Rui Cardoso Martins

A carta desaparecida

João Vasco Correia

– Senhor arguido, pode ajudar a sua esposa!

Era um desses casos em que se pode ver um problema menor a transformar-se – “eu sou eu e a minha circunstância, e se não a salvo a ela, não me salvo eu”* – no centro de uma vida. A mulher asfixiava de medo e dúvida. Dez minutos depois voltou, corada como uma tarte. Era cozinheira e tinha nos dedos marcas de legumes cortados para milhares de sopas.

– Já está melhor, já está mais calma?

– Sim…

A juíza pôde então dizer que, sendo casada com o arguido, podia recusar responder como testemunha. Mas logo com isto ficou de súbito incapaz de se explicar.

– Precisa de intérprete?

– Sim.

– Mas está a falar comigo… Qual é a sua língua?

– Ucraniano!, gritou o marido do banco dos réus.

– A senhora percebe o que eu estou a dizer, ou não?

– … Não.

– Mas continua a responder-me bem. Pergunte ao seu marido, que ele traduz-lhe. Se decidir que não quer falar, escusamos de marcar data e gastar dinheiro ao Estado. Porque eu já percebi que me está a perceber… Estou a dar-lhe oportunidade de o seu marido lhe dizer, na sua língua, se quer ou não falar. Se quiser falar, vai jurar dizer verdade e, se mentir, comete um crime, percebeu?

E a cozinheira calada. O marido levantou a manga da camisa enrolada na coisa peluda que era o seu braço:

– Posso?

– Senhor arguido, só nos ajudava se o senhor confessasse…

– Você fala “muito rápida”. Se falar mais devagar, ela percebe tudo!

– Então eu pergunto se quer responder… se-eu-falar-assim-mais-devagar?

Silêncio outra vez.

– Sim, responde por favor!, ordenou-lhe o homem, e largou palavras eslavas, ríspidas.

– Não é o senhor que está a responder!

– Pode ser em português, sussurrou a mulher, enrolando os dedos como numa trança de alhos.

– Aqui é como na Bíblia, tu dizes “sim, juro!”, berrou Alexei, e bateu num grosso livro sagrado imaginário.

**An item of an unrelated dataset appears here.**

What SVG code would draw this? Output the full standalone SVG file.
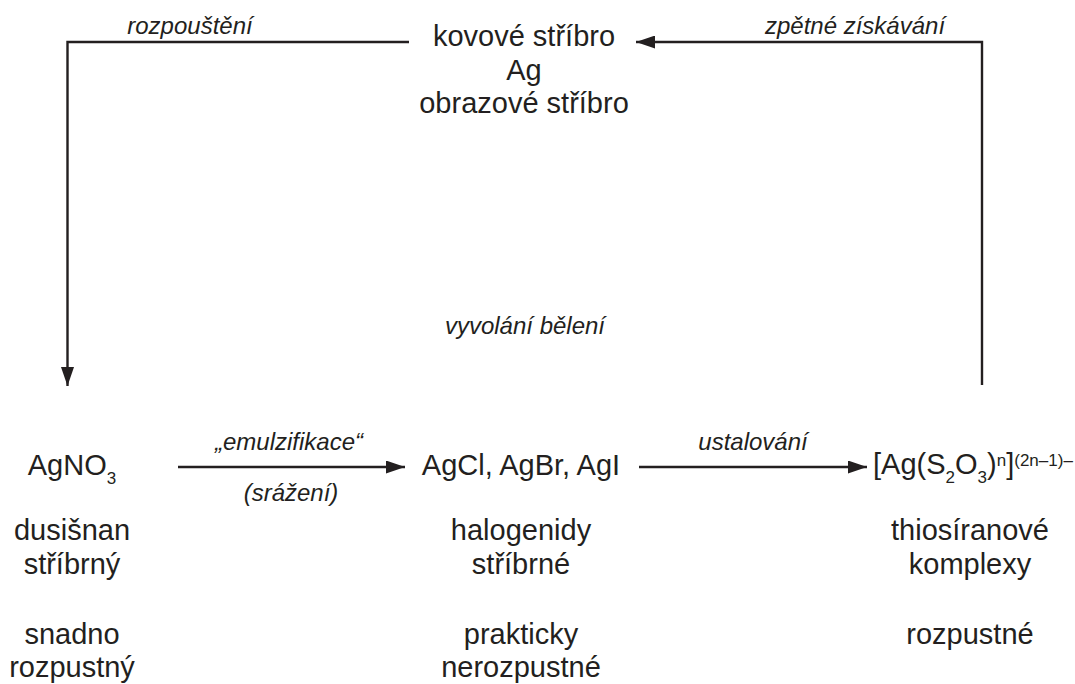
<svg xmlns="http://www.w3.org/2000/svg" width="1075" height="684" viewBox="0 0 1075 684">
<style>
.m{font-family:"Liberation Sans",Arial,sans-serif;font-size:29px;fill:#231f20;text-anchor:middle}
.l{font-family:"Liberation Sans",Arial,sans-serif;font-size:24px;font-style:italic;fill:#231f20;text-anchor:middle}
.s{font-size:17px}
.c{fill:none;stroke:#231f20;stroke-width:2.4;marker-end:url(#ah)}
</style>
<defs>
<marker id="ah" viewBox="0 0 19 13" refX="19" refY="6.5" markerWidth="19" markerHeight="13" markerUnits="userSpaceOnUse" orient="auto">
<path d="M0,0 L19,6.5 L0,13 z" fill="#231f20"/>
</marker>
</defs>
<rect width="1075" height="684" fill="#fff"/>
<g id="connectors">
<path class="c" d="M409,42 H67.5 V386"/>
<path class="c" d="M982,385 V42 H636"/>
<path class="c" d="M178,467 H405"/>
<path class="c" d="M639,467 H867"/>
</g>
<g id="labels">
<text class="l" x="190" y="34">rozpouštění</text>
<text class="l" x="855" y="34">zpětné získávání</text>
<text class="l" x="525" y="334">vyvolání bělení</text>
<text class="l" x="289" y="450">„emulzifikace“</text>
<text class="l" x="291" y="501">(srážení)</text>
<text class="l" x="753" y="450">ustalování</text>
</g>
<g id="silver">
<text class="m" x="524" y="46">kovové stříbro</text>
<text class="m" x="524" y="79.5">Ag</text>
<text class="m" x="524" y="113">obrazové stříbro</text>
</g>
<g id="agno3">
<text class="m" x="72" y="475">AgNO<tspan class="s" dy="9">3</tspan></text>
<text class="m" x="72" y="540">dusišnan</text>
<text class="m" x="72" y="574">stříbrný</text>
<text class="m" x="72" y="644">snadno</text>
<text class="m" x="72" y="677">rozpustný</text>
</g>
<g id="halides">
<text class="m" x="521" y="475">AgCl, AgBr, AgI</text>
<text class="m" x="521" y="540">halogenidy</text>
<text class="m" x="521" y="574">stříbrné</text>
<text class="m" x="521" y="644">prakticky</text>
<text class="m" x="521" y="677">nerozpustné</text>
</g>
<g id="thiosulfate">
<text class="m" x="873" y="474" style="text-anchor:start">[Ag(S<tspan class="s" dy="9">2</tspan><tspan dy="-9">O</tspan><tspan class="s" dy="9">3</tspan><tspan dy="-9">)</tspan><tspan class="s" dy="-8">n</tspan><tspan dy="8">]</tspan><tspan class="s" dy="-8">(2n–1)–</tspan></text>
<text class="m" x="970" y="540">thiosíranové</text>
<text class="m" x="970" y="574">komplexy</text>
<text class="m" x="970" y="644">rozpustné</text>
</g>
</svg>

– Aqui não há cá Bíblia! Só tem que dizer “juro”.

Era o homem que queria que a mulher falasse, mas não para dizer o que sabia. Por ela, fugia dali. A solução que encontrara para o seu dilema era fazer de conta que não sabia nem português, nem a verdade. Mas não sabia mentir. Estava entalada entre dois códigos de obediência. Alexei defendera-se em tribunal dizendo nunca ter recebido uma carta de aviso das autoridades rodoviárias. Não soubera, portanto, que tinha que devolver a sua carta de condução por ordem do tribunal. Continuou a conduzir (é ajudante de motorista) como se estivesse tudo igual. Um dia, foi lá a polícia buscá-lo. Mas, e por isso é que a mulher de Alexei se via em grandes assados, Alexei também pôs a hipótese de a carta ter chegado e de a mulher a ter atirado para o lixo. A ideia, no entanto, não fazia sentido. E agora a juíza caía sobre a desgraçada cozinheira, ameaçando fazê-la passar para o banco dos réus por falso testemunho. Teria “algum rato comido a carta”? Teria “outra pessoa levado a carta”? Acharia a mulher que atirar uma carta dirigida a outra pessoa para o lixo era coisa para se esquecer como “ontem comi arroz ou comi batatas”?

– Na sua vida, como esposa daquele senhor, mandou uma carta dirigida para o seu marido no lixo?

– … Sim. Está. Põe no lixo. Se não está lá, foi para o lixo.

– Ainda está a tempo de dizer a verdade. Última oportunidade. Pôs a carta no lixo de propósito?

– Sim, no lixo. Está onde?

Boa pergunta. A mulher saiu de novo a cambalear. Há um conto de Edgar Allan Poe, “A Carta Roubada” (“The Purloined Letter”), em que uma carta perigosa para o bom-nome de uma mulher cai nas mãos de um chantagista. A polícia vasculha a casa do chantagista e não encontra a carta. Fora escondida à vista de todos, no sítio das cartas.